■ **Exercise details**: Reproduce the listing word for word. Skip any image.

■ **Dataset extract**:
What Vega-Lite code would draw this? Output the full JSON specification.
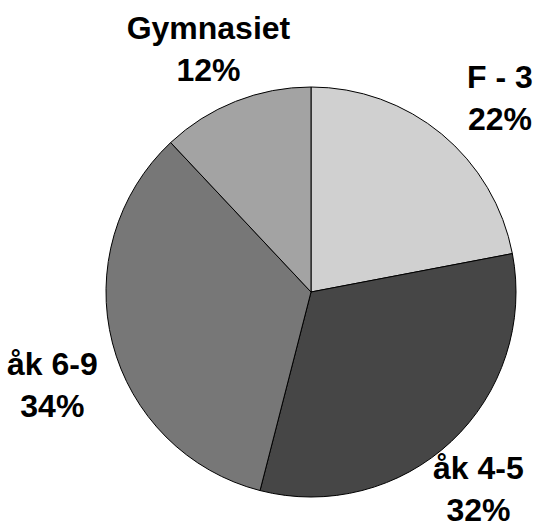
{
  "$schema": "https://vega.github.io/schema/vega-lite/v6.json",
  "width": 490,
  "height": 468,
  "autosize": {"type": "none"},
  "padding": {"left": 66, "top": 58, "right": 0, "bottom": 0},
  "background": "white",
  "config": {"view": {"stroke": null}},
  "data": {
    "values": [
      {"cat": "F - 3", "pct": 22, "ord": 1},
      {"cat": "åk 4-5", "pct": 32, "ord": 2},
      {"cat": "åk 6-9", "pct": 34, "ord": 3},
      {"cat": "Gymnasiet", "pct": 12, "ord": 4}
    ]
  },
  "transform": [
    {"calculate": "datum.cat + '\\n' + datum.pct + '%'", "as": "label"}
  ],
  "encoding": {
    "theta": {"field": "pct", "type": "quantitative", "stack": true},
    "order": {"field": "ord", "type": "quantitative"}
  },
  "layer": [
    {
      "mark": {"type": "arc", "outerRadius": 205, "stroke": "black", "strokeWidth": 1},
      "encoding": {
        "color": {
          "field": "cat",
          "type": "nominal",
          "scale": {
            "domain": ["F - 3", "åk 4-5", "åk 6-9", "Gymnasiet"],
            "range": ["#d0d0d0", "#464646", "#777777", "#a3a3a3"]
          },
          "legend": null
        }
      }
    },
    {
      "mark": {"type": "text", "radius": 265, "dx": 20, "dy": -10, "lineBreak": "\n", "font": "Liberation Sans", "fontWeight": "bold", "fontSize": 32, "lineHeight": 42, "align": "center", "baseline": "middle", "color": "black"},
      "encoding": {"text": {"condition": {"test": "datum.cat === 'F - 3'", "field": "label"}, "value": ""}}
    },
    {
      "mark": {"type": "text", "radius": 265, "dx": -14, "dy": -16, "lineBreak": "\n", "font": "Liberation Sans", "fontWeight": "bold", "fontSize": 32, "lineHeight": 42, "align": "center", "baseline": "middle", "color": "black"},
      "encoding": {"text": {"condition": {"test": "datum.cat === 'åk 4-5'", "field": "label"}, "value": ""}}
    },
    {
      "mark": {"type": "text", "radius": 265, "dx": -2, "dy": 7, "lineBreak": "\n", "font": "Liberation Sans", "fontWeight": "bold", "fontSize": 32, "lineHeight": 42, "align": "center", "baseline": "middle", "color": "black"},
      "encoding": {"text": {"condition": {"test": "datum.cat === 'åk 6-9'", "field": "label"}, "value": ""}}
    },
    {
      "mark": {"type": "text", "radius": 265, "dx": -5, "dy": -17, "lineBreak": "\n", "font": "Liberation Sans", "fontWeight": "bold", "fontSize": 32, "lineHeight": 42, "align": "center", "baseline": "middle", "color": "black"},
      "encoding": {"text": {"condition": {"test": "datum.cat === 'Gymnasiet'", "field": "label"}, "value": ""}}
    }
  ]
}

■ **Result below**:
What Vega-Lite code would draw this? Output the full JSON specification.
{
  "$schema": "https://vega.github.io/schema/vega-lite/v6.json",
  "width": 490,
  "height": 468,
  "autosize": {"type": "none"},
  "padding": {"left": 66, "top": 58, "right": 0, "bottom": 0},
  "background": "white",
  "config": {"view": {"stroke": null}},
  "data": {
    "values": [
      {"cat": "F - 3", "pct": 22, "ord": 1},
      {"cat": "åk 4-5", "pct": 32, "ord": 2},
      {"cat": "åk 6-9", "pct": 34, "ord": 3},
      {"cat": "Gymnasiet", "pct": 12, "ord": 4}
    ]
  },
  "transform": [
    {"calculate": "datum.cat + '\\n' + datum.pct + '%'", "as": "label"}
  ],
  "encoding": {
    "theta": {"field": "pct", "type": "quantitative", "stack": true},
    "order": {"field": "ord", "type": "quantitative"}
  },
  "layer": [
    {
      "mark": {"type": "arc", "outerRadius": 205, "stroke": "black", "strokeWidth": 1},
      "encoding": {
        "color": {
          "field": "cat",
          "type": "nominal",
          "scale": {
            "domain": ["F - 3", "åk 4-5", "åk 6-9", "Gymnasiet"],
            "range": ["#d0d0d0", "#464646", "#777777", "#a3a3a3"]
          },
          "legend": null
        }
      }
    },
    {
      "mark": {"type": "text", "radius": 265, "dx": 20, "dy": -10, "lineBreak": "\n", "font": "Liberation Sans", "fontWeight": "bold", "fontSize": 32, "lineHeight": 42, "align": "center", "baseline": "middle", "color": "black"},
      "encoding": {"text": {"condition": {"test": "datum.cat === 'F - 3'", "field": "label"}, "value": ""}}
    },
    {
      "mark": {"type": "text", "radius": 265, "dx": -14, "dy": -16, "lineBreak": "\n", "font": "Liberation Sans", "fontWeight": "bold", "fontSize": 32, "lineHeight": 42, "align": "center", "baseline": "middle", "color": "black"},
      "encoding": {"text": {"condition": {"test": "datum.cat === 'åk 4-5'", "field": "label"}, "value": ""}}
    },
    {
      "mark": {"type": "text", "radius": 265, "dx": -2, "dy": 7, "lineBreak": "\n", "font": "Liberation Sans", "fontWeight": "bold", "fontSize": 32, "lineHeight": 42, "align": "center", "baseline": "middle", "color": "black"},
      "encoding": {"text": {"condition": {"test": "datum.cat === 'åk 6-9'", "field": "label"}, "value": ""}}
    },
    {
      "mark": {"type": "text", "radius": 265, "dx": -5, "dy": -17, "lineBreak": "\n", "font": "Liberation Sans", "fontWeight": "bold", "fontSize": 32, "lineHeight": 42, "align": "center", "baseline": "middle", "color": "black"},
      "encoding": {"text": {"condition": {"test": "datum.cat === 'Gymnasiet'", "field": "label"}, "value": ""}}
    }
  ]
}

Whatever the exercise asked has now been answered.